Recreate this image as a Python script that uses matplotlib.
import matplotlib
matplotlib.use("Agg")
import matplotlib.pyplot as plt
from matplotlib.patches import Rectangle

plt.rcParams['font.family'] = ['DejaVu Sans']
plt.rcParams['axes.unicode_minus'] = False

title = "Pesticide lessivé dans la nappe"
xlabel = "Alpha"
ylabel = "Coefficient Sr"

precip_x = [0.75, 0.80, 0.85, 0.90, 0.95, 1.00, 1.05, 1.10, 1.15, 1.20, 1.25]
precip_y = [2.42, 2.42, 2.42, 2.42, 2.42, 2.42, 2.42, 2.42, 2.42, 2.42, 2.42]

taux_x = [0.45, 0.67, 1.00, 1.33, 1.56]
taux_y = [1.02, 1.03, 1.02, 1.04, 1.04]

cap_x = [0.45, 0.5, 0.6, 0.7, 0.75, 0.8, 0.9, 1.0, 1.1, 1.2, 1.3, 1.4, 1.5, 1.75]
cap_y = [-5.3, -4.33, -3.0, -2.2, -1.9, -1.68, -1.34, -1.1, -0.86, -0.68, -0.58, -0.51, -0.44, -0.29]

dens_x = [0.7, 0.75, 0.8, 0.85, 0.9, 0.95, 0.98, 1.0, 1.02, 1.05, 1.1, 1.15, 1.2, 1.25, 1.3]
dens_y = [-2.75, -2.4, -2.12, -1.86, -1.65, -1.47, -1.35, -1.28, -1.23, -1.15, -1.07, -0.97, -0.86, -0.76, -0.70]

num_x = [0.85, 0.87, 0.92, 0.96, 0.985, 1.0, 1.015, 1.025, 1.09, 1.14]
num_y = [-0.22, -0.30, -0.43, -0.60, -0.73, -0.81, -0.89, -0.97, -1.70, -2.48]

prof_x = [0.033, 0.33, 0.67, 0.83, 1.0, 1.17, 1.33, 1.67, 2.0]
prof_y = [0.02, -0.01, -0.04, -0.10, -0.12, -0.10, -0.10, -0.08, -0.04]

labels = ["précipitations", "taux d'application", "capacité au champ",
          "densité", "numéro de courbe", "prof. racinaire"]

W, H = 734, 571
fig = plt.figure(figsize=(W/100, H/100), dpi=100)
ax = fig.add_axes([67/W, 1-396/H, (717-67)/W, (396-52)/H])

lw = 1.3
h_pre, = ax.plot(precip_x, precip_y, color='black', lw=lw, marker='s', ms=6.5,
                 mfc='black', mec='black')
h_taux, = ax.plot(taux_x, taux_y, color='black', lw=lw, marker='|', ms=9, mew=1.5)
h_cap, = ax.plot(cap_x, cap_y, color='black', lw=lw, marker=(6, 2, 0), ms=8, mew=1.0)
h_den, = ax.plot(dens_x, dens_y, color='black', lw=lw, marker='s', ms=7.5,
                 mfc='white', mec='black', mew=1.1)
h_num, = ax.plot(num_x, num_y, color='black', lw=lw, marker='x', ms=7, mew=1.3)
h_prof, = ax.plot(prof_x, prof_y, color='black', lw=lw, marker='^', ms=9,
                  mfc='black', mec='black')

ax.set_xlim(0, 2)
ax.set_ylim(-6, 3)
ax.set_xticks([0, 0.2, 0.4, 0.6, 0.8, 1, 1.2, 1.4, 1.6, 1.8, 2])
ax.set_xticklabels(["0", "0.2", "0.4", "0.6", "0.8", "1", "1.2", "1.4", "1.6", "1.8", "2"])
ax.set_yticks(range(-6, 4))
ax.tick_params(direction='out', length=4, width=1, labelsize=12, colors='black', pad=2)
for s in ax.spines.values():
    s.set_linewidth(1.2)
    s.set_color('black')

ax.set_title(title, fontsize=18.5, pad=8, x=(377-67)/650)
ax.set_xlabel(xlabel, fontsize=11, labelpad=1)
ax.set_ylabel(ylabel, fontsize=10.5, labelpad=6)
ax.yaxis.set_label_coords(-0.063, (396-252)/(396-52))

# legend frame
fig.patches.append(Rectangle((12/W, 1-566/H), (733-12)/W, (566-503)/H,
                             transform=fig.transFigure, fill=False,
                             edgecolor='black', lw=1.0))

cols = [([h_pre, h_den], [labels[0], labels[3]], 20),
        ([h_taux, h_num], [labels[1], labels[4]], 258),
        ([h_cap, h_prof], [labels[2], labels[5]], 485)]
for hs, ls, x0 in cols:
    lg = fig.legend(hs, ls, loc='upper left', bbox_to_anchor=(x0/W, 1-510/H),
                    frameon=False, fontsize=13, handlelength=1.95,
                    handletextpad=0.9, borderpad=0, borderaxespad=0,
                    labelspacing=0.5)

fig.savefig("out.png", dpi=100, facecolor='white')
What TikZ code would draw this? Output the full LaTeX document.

---

Would you restate each of the entries word for word?

Recreate this image as a Python script that uses matplotlib.
import matplotlib
matplotlib.use("Agg")
import matplotlib.pyplot as plt
from matplotlib.patches import Rectangle

plt.rcParams['font.family'] = ['DejaVu Sans']
plt.rcParams['axes.unicode_minus'] = False

title = "Pesticide lessivé dans la nappe"
xlabel = "Alpha"
ylabel = "Coefficient Sr"

precip_x = [0.75, 0.80, 0.85, 0.90, 0.95, 1.00, 1.05, 1.10, 1.15, 1.20, 1.25]
precip_y = [2.42, 2.42, 2.42, 2.42, 2.42, 2.42, 2.42, 2.42, 2.42, 2.42, 2.42]

taux_x = [0.45, 0.67, 1.00, 1.33, 1.56]
taux_y = [1.02, 1.03, 1.02, 1.04, 1.04]

cap_x = [0.45, 0.5, 0.6, 0.7, 0.75, 0.8, 0.9, 1.0, 1.1, 1.2, 1.3, 1.4, 1.5, 1.75]
cap_y = [-5.3, -4.33, -3.0, -2.2, -1.9, -1.68, -1.34, -1.1, -0.86, -0.68, -0.58, -0.51, -0.44, -0.29]

dens_x = [0.7, 0.75, 0.8, 0.85, 0.9, 0.95, 0.98, 1.0, 1.02, 1.05, 1.1, 1.15, 1.2, 1.25, 1.3]
dens_y = [-2.75, -2.4, -2.12, -1.86, -1.65, -1.47, -1.35, -1.28, -1.23, -1.15, -1.07, -0.97, -0.86, -0.76, -0.70]

num_x = [0.85, 0.87, 0.92, 0.96, 0.985, 1.0, 1.015, 1.025, 1.09, 1.14]
num_y = [-0.22, -0.30, -0.43, -0.60, -0.73, -0.81, -0.89, -0.97, -1.70, -2.48]

prof_x = [0.033, 0.33, 0.67, 0.83, 1.0, 1.17, 1.33, 1.67, 2.0]
prof_y = [0.02, -0.01, -0.04, -0.10, -0.12, -0.10, -0.10, -0.08, -0.04]

labels = ["précipitations", "taux d'application", "capacité au champ",
          "densité", "numéro de courbe", "prof. racinaire"]

W, H = 734, 571
fig = plt.figure(figsize=(W/100, H/100), dpi=100)
ax = fig.add_axes([67/W, 1-396/H, (717-67)/W, (396-52)/H])

lw = 1.3
h_pre, = ax.plot(precip_x, precip_y, color='black', lw=lw, marker='s', ms=6.5,
                 mfc='black', mec='black')
h_taux, = ax.plot(taux_x, taux_y, color='black', lw=lw, marker='|', ms=9, mew=1.5)
h_cap, = ax.plot(cap_x, cap_y, color='black', lw=lw, marker=(6, 2, 0), ms=8, mew=1.0)
h_den, = ax.plot(dens_x, dens_y, color='black', lw=lw, marker='s', ms=7.5,
                 mfc='white', mec='black', mew=1.1)
h_num, = ax.plot(num_x, num_y, color='black', lw=lw, marker='x', ms=7, mew=1.3)
h_prof, = ax.plot(prof_x, prof_y, color='black', lw=lw, marker='^', ms=9,
                  mfc='black', mec='black')

ax.set_xlim(0, 2)
ax.set_ylim(-6, 3)
ax.set_xticks([0, 0.2, 0.4, 0.6, 0.8, 1, 1.2, 1.4, 1.6, 1.8, 2])
ax.set_xticklabels(["0", "0.2", "0.4", "0.6", "0.8", "1", "1.2", "1.4", "1.6", "1.8", "2"])
ax.set_yticks(range(-6, 4))
ax.tick_params(direction='out', length=4, width=1, labelsize=12, colors='black', pad=2)
for s in ax.spines.values():
    s.set_linewidth(1.2)
    s.set_color('black')

ax.set_title(title, fontsize=18.5, pad=8, x=(377-67)/650)
ax.set_xlabel(xlabel, fontsize=11, labelpad=1)
ax.set_ylabel(ylabel, fontsize=10.5, labelpad=6)
ax.yaxis.set_label_coords(-0.063, (396-252)/(396-52))

# legend frame
fig.patches.append(Rectangle((12/W, 1-566/H), (733-12)/W, (566-503)/H,
                             transform=fig.transFigure, fill=False,
                             edgecolor='black', lw=1.0))

cols = [([h_pre, h_den], [labels[0], labels[3]], 20),
        ([h_taux, h_num], [labels[1], labels[4]], 258),
        ([h_cap, h_prof], [labels[2], labels[5]], 485)]
for hs, ls, x0 in cols:
    lg = fig.legend(hs, ls, loc='upper left', bbox_to_anchor=(x0/W, 1-510/H),
                    frameon=False, fontsize=13, handlelength=1.95,
                    handletextpad=0.9, borderpad=0, borderaxespad=0,
                    labelspacing=0.5)

fig.savefig("out.png", dpi=100, facecolor='white')
What TikZ code would draw this? Output the full LaTeX document.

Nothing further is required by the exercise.